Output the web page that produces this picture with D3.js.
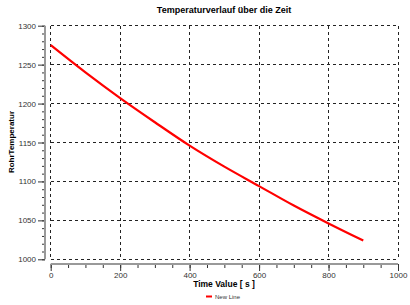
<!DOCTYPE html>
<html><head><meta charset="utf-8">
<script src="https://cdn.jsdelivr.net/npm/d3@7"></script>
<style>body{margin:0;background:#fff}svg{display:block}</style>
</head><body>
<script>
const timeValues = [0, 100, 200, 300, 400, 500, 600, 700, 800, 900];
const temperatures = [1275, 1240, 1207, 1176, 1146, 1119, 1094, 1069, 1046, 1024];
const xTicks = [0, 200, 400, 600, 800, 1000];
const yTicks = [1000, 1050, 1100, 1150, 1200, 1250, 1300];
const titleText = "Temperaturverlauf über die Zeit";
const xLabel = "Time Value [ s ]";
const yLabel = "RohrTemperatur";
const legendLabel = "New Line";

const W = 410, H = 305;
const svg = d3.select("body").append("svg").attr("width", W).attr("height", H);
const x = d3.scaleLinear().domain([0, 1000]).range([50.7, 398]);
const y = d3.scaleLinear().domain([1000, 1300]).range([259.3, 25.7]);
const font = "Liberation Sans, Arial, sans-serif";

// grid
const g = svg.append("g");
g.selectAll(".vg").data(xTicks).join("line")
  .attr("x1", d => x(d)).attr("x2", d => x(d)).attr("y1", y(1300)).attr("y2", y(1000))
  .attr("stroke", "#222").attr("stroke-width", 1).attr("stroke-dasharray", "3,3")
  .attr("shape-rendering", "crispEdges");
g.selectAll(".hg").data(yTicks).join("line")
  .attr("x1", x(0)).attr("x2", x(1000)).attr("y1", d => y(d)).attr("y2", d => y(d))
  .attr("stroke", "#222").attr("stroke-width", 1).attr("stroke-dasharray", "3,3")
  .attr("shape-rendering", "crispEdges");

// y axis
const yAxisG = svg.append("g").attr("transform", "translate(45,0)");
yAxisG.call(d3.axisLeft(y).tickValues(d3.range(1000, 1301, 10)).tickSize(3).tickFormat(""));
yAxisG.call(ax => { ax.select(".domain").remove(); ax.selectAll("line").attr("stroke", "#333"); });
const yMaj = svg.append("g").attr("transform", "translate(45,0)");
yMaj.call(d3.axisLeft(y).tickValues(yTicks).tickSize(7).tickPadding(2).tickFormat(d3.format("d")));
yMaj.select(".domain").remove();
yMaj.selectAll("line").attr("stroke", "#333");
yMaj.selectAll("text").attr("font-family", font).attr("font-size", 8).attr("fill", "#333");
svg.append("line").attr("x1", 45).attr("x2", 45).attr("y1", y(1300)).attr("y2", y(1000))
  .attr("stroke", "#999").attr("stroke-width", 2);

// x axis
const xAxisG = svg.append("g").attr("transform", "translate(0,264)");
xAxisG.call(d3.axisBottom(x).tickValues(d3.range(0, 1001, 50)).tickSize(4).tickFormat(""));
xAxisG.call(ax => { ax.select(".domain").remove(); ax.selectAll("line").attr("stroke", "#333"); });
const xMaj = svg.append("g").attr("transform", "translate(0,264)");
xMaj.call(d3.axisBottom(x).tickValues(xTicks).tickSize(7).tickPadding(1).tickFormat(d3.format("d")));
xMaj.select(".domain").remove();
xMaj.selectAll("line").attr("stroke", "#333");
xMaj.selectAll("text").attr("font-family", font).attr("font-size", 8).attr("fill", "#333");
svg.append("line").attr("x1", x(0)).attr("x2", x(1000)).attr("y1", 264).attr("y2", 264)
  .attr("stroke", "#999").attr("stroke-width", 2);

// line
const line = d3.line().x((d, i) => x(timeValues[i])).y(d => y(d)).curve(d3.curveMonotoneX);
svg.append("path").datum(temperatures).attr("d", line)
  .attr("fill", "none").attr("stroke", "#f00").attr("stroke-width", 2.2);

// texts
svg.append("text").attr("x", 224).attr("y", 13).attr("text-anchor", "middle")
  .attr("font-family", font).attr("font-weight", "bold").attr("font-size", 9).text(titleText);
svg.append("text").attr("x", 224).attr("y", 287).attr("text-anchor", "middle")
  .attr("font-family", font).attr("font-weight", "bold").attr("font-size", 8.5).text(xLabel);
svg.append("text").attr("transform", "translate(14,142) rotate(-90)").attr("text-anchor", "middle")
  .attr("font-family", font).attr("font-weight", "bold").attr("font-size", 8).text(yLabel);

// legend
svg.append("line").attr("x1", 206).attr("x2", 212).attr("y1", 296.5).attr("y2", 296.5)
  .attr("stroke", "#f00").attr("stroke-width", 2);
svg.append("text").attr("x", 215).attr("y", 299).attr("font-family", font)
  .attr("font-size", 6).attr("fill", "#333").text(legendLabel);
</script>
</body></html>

◆ **Exercise goal**: Write out the listing word for word, omitting the pictures it holds.

◆ **Exercise result**:
Output the web page that produces this picture with D3.js.
<!DOCTYPE html>
<html><head><meta charset="utf-8">
<script src="https://cdn.jsdelivr.net/npm/d3@7"></script>
<style>body{margin:0;background:#fff}svg{display:block}</style>
</head><body>
<script>
const timeValues = [0, 100, 200, 300, 400, 500, 600, 700, 800, 900];
const temperatures = [1275, 1240, 1207, 1176, 1146, 1119, 1094, 1069, 1046, 1024];
const xTicks = [0, 200, 400, 600, 800, 1000];
const yTicks = [1000, 1050, 1100, 1150, 1200, 1250, 1300];
const titleText = "Temperaturverlauf über die Zeit";
const xLabel = "Time Value [ s ]";
const yLabel = "RohrTemperatur";
const legendLabel = "New Line";

const W = 410, H = 305;
const svg = d3.select("body").append("svg").attr("width", W).attr("height", H);
const x = d3.scaleLinear().domain([0, 1000]).range([50.7, 398]);
const y = d3.scaleLinear().domain([1000, 1300]).range([259.3, 25.7]);
const font = "Liberation Sans, Arial, sans-serif";

// grid
const g = svg.append("g");
g.selectAll(".vg").data(xTicks).join("line")
  .attr("x1", d => x(d)).attr("x2", d => x(d)).attr("y1", y(1300)).attr("y2", y(1000))
  .attr("stroke", "#222").attr("stroke-width", 1).attr("stroke-dasharray", "3,3")
  .attr("shape-rendering", "crispEdges");
g.selectAll(".hg").data(yTicks).join("line")
  .attr("x1", x(0)).attr("x2", x(1000)).attr("y1", d => y(d)).attr("y2", d => y(d))
  .attr("stroke", "#222").attr("stroke-width", 1).attr("stroke-dasharray", "3,3")
  .attr("shape-rendering", "crispEdges");

// y axis
const yAxisG = svg.append("g").attr("transform", "translate(45,0)");
yAxisG.call(d3.axisLeft(y).tickValues(d3.range(1000, 1301, 10)).tickSize(3).tickFormat(""));
yAxisG.call(ax => { ax.select(".domain").remove(); ax.selectAll("line").attr("stroke", "#333"); });
const yMaj = svg.append("g").attr("transform", "translate(45,0)");
yMaj.call(d3.axisLeft(y).tickValues(yTicks).tickSize(7).tickPadding(2).tickFormat(d3.format("d")));
yMaj.select(".domain").remove();
yMaj.selectAll("line").attr("stroke", "#333");
yMaj.selectAll("text").attr("font-family", font).attr("font-size", 8).attr("fill", "#333");
svg.append("line").attr("x1", 45).attr("x2", 45).attr("y1", y(1300)).attr("y2", y(1000))
  .attr("stroke", "#999").attr("stroke-width", 2);

// x axis
const xAxisG = svg.append("g").attr("transform", "translate(0,264)");
xAxisG.call(d3.axisBottom(x).tickValues(d3.range(0, 1001, 50)).tickSize(4).tickFormat(""));
xAxisG.call(ax => { ax.select(".domain").remove(); ax.selectAll("line").attr("stroke", "#333"); });
const xMaj = svg.append("g").attr("transform", "translate(0,264)");
xMaj.call(d3.axisBottom(x).tickValues(xTicks).tickSize(7).tickPadding(1).tickFormat(d3.format("d")));
xMaj.select(".domain").remove();
xMaj.selectAll("line").attr("stroke", "#333");
xMaj.selectAll("text").attr("font-family", font).attr("font-size", 8).attr("fill", "#333");
svg.append("line").attr("x1", x(0)).attr("x2", x(1000)).attr("y1", 264).attr("y2", 264)
  .attr("stroke", "#999").attr("stroke-width", 2);

// line
const line = d3.line().x((d, i) => x(timeValues[i])).y(d => y(d)).curve(d3.curveMonotoneX);
svg.append("path").datum(temperatures).attr("d", line)
  .attr("fill", "none").attr("stroke", "#f00").attr("stroke-width", 2.2);

// texts
svg.append("text").attr("x", 224).attr("y", 13).attr("text-anchor", "middle")
  .attr("font-family", font).attr("font-weight", "bold").attr("font-size", 9).text(titleText);
svg.append("text").attr("x", 224).attr("y", 287).attr("text-anchor", "middle")
  .attr("font-family", font).attr("font-weight", "bold").attr("font-size", 8.5).text(xLabel);
svg.append("text").attr("transform", "translate(14,142) rotate(-90)").attr("text-anchor", "middle")
  .attr("font-family", font).attr("font-weight", "bold").attr("font-size", 8).text(yLabel);

// legend
svg.append("line").attr("x1", 206).attr("x2", 212).attr("y1", 296.5).attr("y2", 296.5)
  .attr("stroke", "#f00").attr("stroke-width", 2);
svg.append("text").attr("x", 215).attr("y", 299).attr("font-family", font)
  .attr("font-size", 6).attr("fill", "#333").text(legendLabel);
</script>
</body></html>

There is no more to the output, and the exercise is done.